J5NEWSROOM.COM, Pemilihan kepala daerah (Pilkada) serentak di Indonesia pada Rabu, 27 November, mencatat sejarah baru dengan partisipasi pemilih di 545 daerah, termasuk 37 provinsi, 93 kota, dan 415 kabupaten. Meski berjalan lancar, kualitas demokrasi dalam pelaksanaan Pilkada ini menjadi sorotan sejumlah pengamat karena kecenderungan partai politik untuk berkoalisi dan menghindari persaingan terbuka, khususnya di daerah strategis seperti DKI Jakarta, Jawa Timur, Jawa Tengah, dan Jawa Barat.
Saidiman Ahmad dari Saiful Mujani Research and Consulting (SMRC) menyatakan bahwa dominasi koalisi besar mengurangi esensi kompetisi demokratis. Di beberapa daerah strategis, hampir semua kandidat yang diusung koalisi besar berhasil menang. Namun, ada indikasi perlawanan dari partai-partai yang mengusung kandidat di luar koalisi besar, meskipun mereka tidak berhasil memenangkan kontestasi.

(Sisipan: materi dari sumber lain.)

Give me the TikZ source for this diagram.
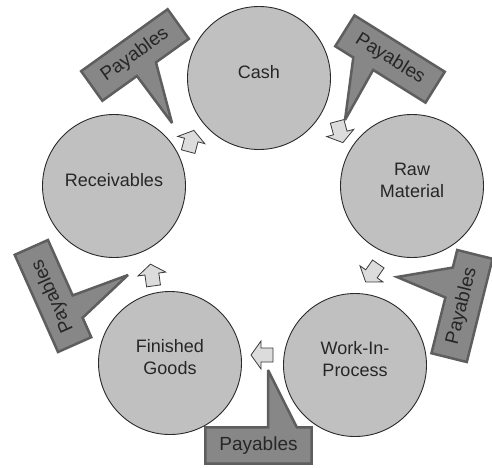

Di Jakarta, persaingan berlangsung lebih ketat, dengan hasil hitung cepat menunjukkan selisih suara yang tipis antara pasangan Pramono Anung-Rano Karno dan Ridwan Kamil-Suswono. Meski Pramono Anung-Rano Karno unggul sementara di berbagai survei, lembaga survei masih menunggu hasil resmi dari KPU untuk menentukan pemenang. Fenomena ini berbeda dengan daerah lain di mana koalisi besar mendominasi.
Pengamat politik Lili Romli menilai pasangan Ridwan Kamil-Suswono menghadapi tantangan signifikan, terutama terkait resistensi dari masyarakat Jakarta terhadap Ridwan Kamil yang dianggap bukan figur lokal. Selain itu, dukungan mesin politik koalisi yang kurang optimal menjadi faktor lain yang memengaruhi hasil.
Hasil resmi dari Komisi Pemilihan Umum dijadwalkan akan diumumkan pada 16 Desember, yang akan memberikan gambaran akhir mengenai hasil Pilkada serentak ini. Meskipun Pilkada serentak menciptakan efisiensi dalam proses pemilihan, tantangan seperti dominasi koalisi besar dan lemahnya checks and balances tetap menjadi isu yang harus diatasi untuk memperbaiki kualitas demokrasi di Indonesia.